» Task requirements
Reproduce all the material exactly, minus any pictures it holds.

--- Data excerpt ---

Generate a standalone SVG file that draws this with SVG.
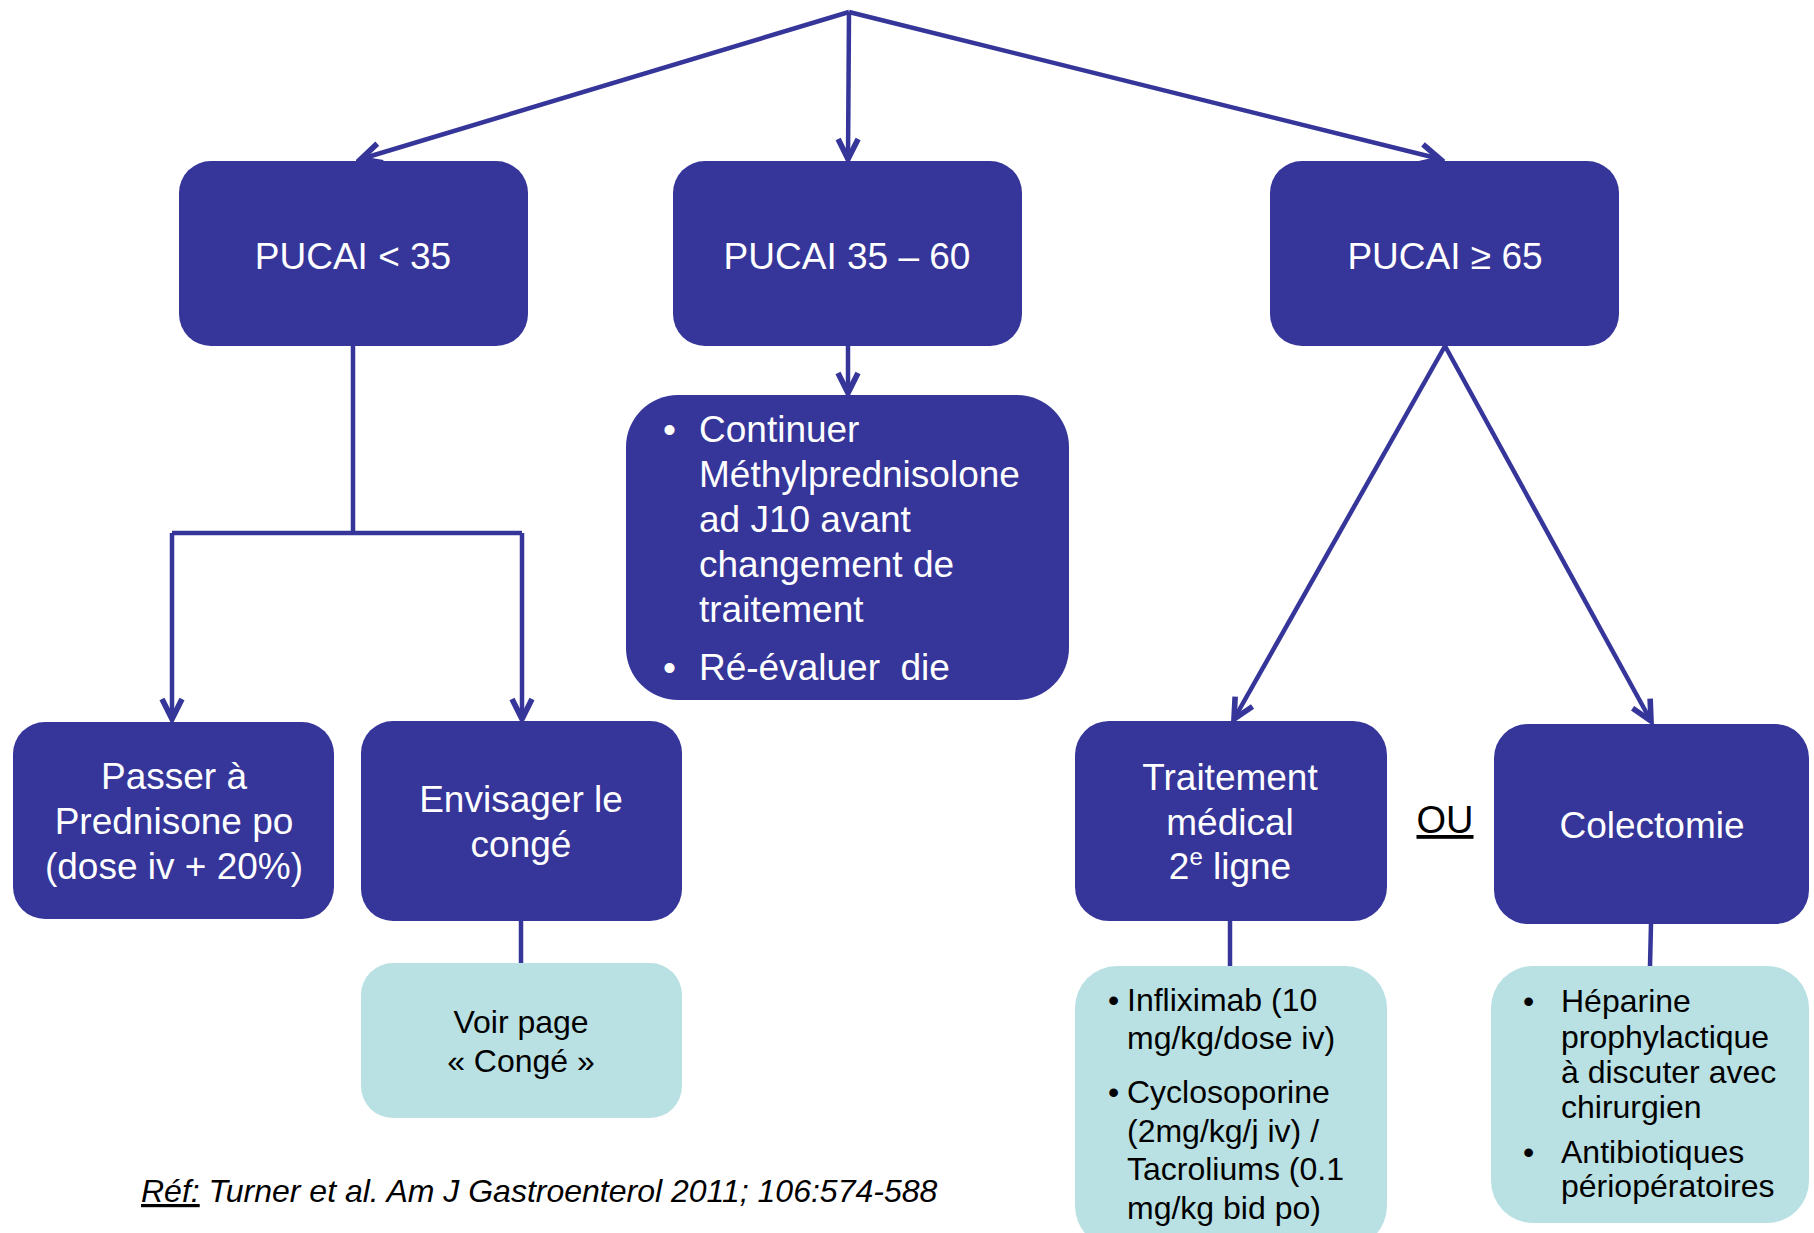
<svg xmlns="http://www.w3.org/2000/svg" width="1814" height="1233" viewBox="0 0 1814 1233">
<style>
.dark{fill:#35359A}
.light{fill:#B9E0E3}
.wt{font-family:"Liberation Sans",Arial,sans-serif;font-size:37px;fill:#FFFFFF}
.bt{font-family:"Liberation Sans",Arial,sans-serif;font-size:32px;fill:#000000}
.c{text-anchor:middle}
.conn{stroke:#35359A;stroke-width:4.5;fill:none;stroke-linejoin:miter}
</style>
<defs>
<marker id="arr" markerUnits="userSpaceOnUse" markerWidth="30" markerHeight="30" viewBox="-20 -12 24 24" refX="0" refY="0" orient="auto">
<path d="M-16,-8 L0,0 L-16,8" fill="none" stroke="#35359A" stroke-width="4.5"/>
</marker>
</defs>
<rect width="1814" height="1233" fill="#FFFFFF"/>
<g id="connectors">
<line class="conn" x1="849" y1="12" x2="361" y2="159" marker-end="url(#arr)"/>
<line class="conn" x1="849" y1="12" x2="848" y2="159" marker-end="url(#arr)"/>
<line class="conn" x1="849" y1="12" x2="1440" y2="159" marker-end="url(#arr)"/>
<line class="conn" x1="848" y1="346" x2="848" y2="393" marker-end="url(#arr)"/>
<polyline class="conn" points="353,346 353,533"/>
<polyline class="conn" points="172,533 522,533"/>
<line class="conn" x1="172" y1="533" x2="172" y2="719" marker-end="url(#arr)"/>
<line class="conn" x1="522" y1="533" x2="522" y2="719" marker-end="url(#arr)"/>
<line class="conn" x1="521" y1="921" x2="521" y2="963"/>
<line class="conn" x1="1445" y1="346" x2="1234" y2="719" marker-end="url(#arr)"/>
<line class="conn" x1="1445" y1="346" x2="1651" y2="721" marker-end="url(#arr)"/>
<line class="conn" x1="1230" y1="921" x2="1230" y2="966"/>
<line class="conn" x1="1651" y1="924" x2="1650" y2="966"/>
</g>
<g id="n-pucai-lt35">
<rect class="dark" x="179" y="161" width="349" height="185" rx="32"/>
<text class="wt c" x="353" y="269">PUCAI &lt; 35</text>
</g>
<g id="n-pucai-35-60">
<rect class="dark" x="673" y="161" width="349" height="185" rx="32"/>
<text class="wt c" x="847" y="269">PUCAI 35 – 60</text>
</g>
<g id="n-pucai-ge65">
<rect class="dark" x="1270" y="161" width="349" height="185" rx="32"/>
<text class="wt c" x="1445" y="269">PUCAI ≥ 65</text>
</g>
<g id="n-continuer">
<rect class="dark" x="626" y="395" width="443" height="305" rx="52"/>
<text class="wt" x="663" y="442">•</text>
<text class="wt" x="699" y="442">Continuer</text>
<text class="wt" x="699" y="487">Méthylprednisolone</text>
<text class="wt" x="699" y="532">ad J10 avant</text>
<text class="wt" x="699" y="577">changement de</text>
<text class="wt" x="699" y="622">traitement</text>
<text class="wt" x="663" y="680">•</text>
<text class="wt" x="699" y="680" xml:space="preserve">Ré-évaluer  die</text>
</g>
<g id="n-passer">
<rect class="dark" x="13" y="722" width="321" height="197" rx="32"/>
<text class="wt c" x="174" y="789">Passer à</text>
<text class="wt c" x="174" y="834">Prednisone po</text>
<text class="wt c" x="174" y="879">(dose iv + 20%)</text>
</g>
<g id="n-envisager">
<rect class="dark" x="361" y="721" width="321" height="200" rx="32"/>
<text class="wt c" x="521" y="812">Envisager le</text>
<text class="wt c" x="521" y="857">congé</text>
</g>
<g id="n-voir">
<rect class="light" x="361" y="963" width="321" height="155" rx="32"/>
<text class="bt c" x="521" y="1033">Voir page</text>
<text class="bt c" x="521" y="1072">« Congé »</text>
</g>
<g id="n-traitement">
<rect class="dark" x="1075" y="721" width="312" height="200" rx="34"/>
<text class="wt c" x="1230" y="790">Traitement</text>
<text class="wt c" x="1230" y="835">médical</text>
<text class="wt c" x="1230" y="879">2<tspan font-size="24" dy="-14">e</tspan><tspan dy="14"> ligne</tspan></text>
</g>
<g id="n-ou">
<text class="c" x="1445" y="833" font-family="Liberation Sans, Arial, sans-serif" font-size="38" fill="#000000" text-decoration="underline">OU</text>
</g>
<g id="n-colectomie">
<rect class="dark" x="1494" y="724" width="315" height="200" rx="34"/>
<text class="wt c" x="1652" y="838">Colectomie</text>
</g>
<g id="n-infliximab">
<rect class="light" x="1075" y="966" width="312" height="282" rx="42"/>
<text class="bt" x="1108" y="1011">•</text>
<text class="bt" x="1127" y="1011">Infliximab (10</text>
<text class="bt" x="1127" y="1049">mg/kg/dose iv)</text>
<text class="bt" x="1108" y="1103">•</text>
<text class="bt" x="1127" y="1103">Cyclosoporine</text>
<text class="bt" x="1127" y="1142">(2mg/kg/j iv) /</text>
<text class="bt" x="1127" y="1180">Tacroliums (0.1</text>
<text class="bt" x="1127" y="1219">mg/kg bid po)</text>
</g>
<g id="n-heparine">
<rect class="light" x="1491" y="966" width="318" height="257" rx="42"/>
<text class="bt" x="1523" y="1012">•</text>
<text class="bt" x="1561" y="1012">Héparine</text>
<text class="bt" x="1561" y="1048">prophylactique</text>
<text class="bt" x="1561" y="1083">à discuter avec</text>
<text class="bt" x="1561" y="1118">chirurgien</text>
<text class="bt" x="1523" y="1163">•</text>
<text class="bt" x="1561" y="1163">Antibiotiques</text>
<text class="bt" x="1561" y="1197">périopératoires</text>
</g>
<g id="reference">
<text x="141" y="1202" font-family="Liberation Sans, Arial, sans-serif" font-size="32" font-style="italic" fill="#000000"><tspan text-decoration="underline">Réf:</tspan> Turner et al. Am J Gastroenterol 2011; 106:574-588</text>
</g>
</svg>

---

» Exercise solution
Generate a standalone SVG file that draws this with SVG.
<svg xmlns="http://www.w3.org/2000/svg" width="1814" height="1233" viewBox="0 0 1814 1233">
<style>
.dark{fill:#35359A}
.light{fill:#B9E0E3}
.wt{font-family:"Liberation Sans",Arial,sans-serif;font-size:37px;fill:#FFFFFF}
.bt{font-family:"Liberation Sans",Arial,sans-serif;font-size:32px;fill:#000000}
.c{text-anchor:middle}
.conn{stroke:#35359A;stroke-width:4.5;fill:none;stroke-linejoin:miter}
</style>
<defs>
<marker id="arr" markerUnits="userSpaceOnUse" markerWidth="30" markerHeight="30" viewBox="-20 -12 24 24" refX="0" refY="0" orient="auto">
<path d="M-16,-8 L0,0 L-16,8" fill="none" stroke="#35359A" stroke-width="4.5"/>
</marker>
</defs>
<rect width="1814" height="1233" fill="#FFFFFF"/>
<g id="connectors">
<line class="conn" x1="849" y1="12" x2="361" y2="159" marker-end="url(#arr)"/>
<line class="conn" x1="849" y1="12" x2="848" y2="159" marker-end="url(#arr)"/>
<line class="conn" x1="849" y1="12" x2="1440" y2="159" marker-end="url(#arr)"/>
<line class="conn" x1="848" y1="346" x2="848" y2="393" marker-end="url(#arr)"/>
<polyline class="conn" points="353,346 353,533"/>
<polyline class="conn" points="172,533 522,533"/>
<line class="conn" x1="172" y1="533" x2="172" y2="719" marker-end="url(#arr)"/>
<line class="conn" x1="522" y1="533" x2="522" y2="719" marker-end="url(#arr)"/>
<line class="conn" x1="521" y1="921" x2="521" y2="963"/>
<line class="conn" x1="1445" y1="346" x2="1234" y2="719" marker-end="url(#arr)"/>
<line class="conn" x1="1445" y1="346" x2="1651" y2="721" marker-end="url(#arr)"/>
<line class="conn" x1="1230" y1="921" x2="1230" y2="966"/>
<line class="conn" x1="1651" y1="924" x2="1650" y2="966"/>
</g>
<g id="n-pucai-lt35">
<rect class="dark" x="179" y="161" width="349" height="185" rx="32"/>
<text class="wt c" x="353" y="269">PUCAI &lt; 35</text>
</g>
<g id="n-pucai-35-60">
<rect class="dark" x="673" y="161" width="349" height="185" rx="32"/>
<text class="wt c" x="847" y="269">PUCAI 35 – 60</text>
</g>
<g id="n-pucai-ge65">
<rect class="dark" x="1270" y="161" width="349" height="185" rx="32"/>
<text class="wt c" x="1445" y="269">PUCAI ≥ 65</text>
</g>
<g id="n-continuer">
<rect class="dark" x="626" y="395" width="443" height="305" rx="52"/>
<text class="wt" x="663" y="442">•</text>
<text class="wt" x="699" y="442">Continuer</text>
<text class="wt" x="699" y="487">Méthylprednisolone</text>
<text class="wt" x="699" y="532">ad J10 avant</text>
<text class="wt" x="699" y="577">changement de</text>
<text class="wt" x="699" y="622">traitement</text>
<text class="wt" x="663" y="680">•</text>
<text class="wt" x="699" y="680" xml:space="preserve">Ré-évaluer  die</text>
</g>
<g id="n-passer">
<rect class="dark" x="13" y="722" width="321" height="197" rx="32"/>
<text class="wt c" x="174" y="789">Passer à</text>
<text class="wt c" x="174" y="834">Prednisone po</text>
<text class="wt c" x="174" y="879">(dose iv + 20%)</text>
</g>
<g id="n-envisager">
<rect class="dark" x="361" y="721" width="321" height="200" rx="32"/>
<text class="wt c" x="521" y="812">Envisager le</text>
<text class="wt c" x="521" y="857">congé</text>
</g>
<g id="n-voir">
<rect class="light" x="361" y="963" width="321" height="155" rx="32"/>
<text class="bt c" x="521" y="1033">Voir page</text>
<text class="bt c" x="521" y="1072">« Congé »</text>
</g>
<g id="n-traitement">
<rect class="dark" x="1075" y="721" width="312" height="200" rx="34"/>
<text class="wt c" x="1230" y="790">Traitement</text>
<text class="wt c" x="1230" y="835">médical</text>
<text class="wt c" x="1230" y="879">2<tspan font-size="24" dy="-14">e</tspan><tspan dy="14"> ligne</tspan></text>
</g>
<g id="n-ou">
<text class="c" x="1445" y="833" font-family="Liberation Sans, Arial, sans-serif" font-size="38" fill="#000000" text-decoration="underline">OU</text>
</g>
<g id="n-colectomie">
<rect class="dark" x="1494" y="724" width="315" height="200" rx="34"/>
<text class="wt c" x="1652" y="838">Colectomie</text>
</g>
<g id="n-infliximab">
<rect class="light" x="1075" y="966" width="312" height="282" rx="42"/>
<text class="bt" x="1108" y="1011">•</text>
<text class="bt" x="1127" y="1011">Infliximab (10</text>
<text class="bt" x="1127" y="1049">mg/kg/dose iv)</text>
<text class="bt" x="1108" y="1103">•</text>
<text class="bt" x="1127" y="1103">Cyclosoporine</text>
<text class="bt" x="1127" y="1142">(2mg/kg/j iv) /</text>
<text class="bt" x="1127" y="1180">Tacroliums (0.1</text>
<text class="bt" x="1127" y="1219">mg/kg bid po)</text>
</g>
<g id="n-heparine">
<rect class="light" x="1491" y="966" width="318" height="257" rx="42"/>
<text class="bt" x="1523" y="1012">•</text>
<text class="bt" x="1561" y="1012">Héparine</text>
<text class="bt" x="1561" y="1048">prophylactique</text>
<text class="bt" x="1561" y="1083">à discuter avec</text>
<text class="bt" x="1561" y="1118">chirurgien</text>
<text class="bt" x="1523" y="1163">•</text>
<text class="bt" x="1561" y="1163">Antibiotiques</text>
<text class="bt" x="1561" y="1197">périopératoires</text>
</g>
<g id="reference">
<text x="141" y="1202" font-family="Liberation Sans, Arial, sans-serif" font-size="32" font-style="italic" fill="#000000"><tspan text-decoration="underline">Réf:</tspan> Turner et al. Am J Gastroenterol 2011; 106:574-588</text>
</g>
</svg>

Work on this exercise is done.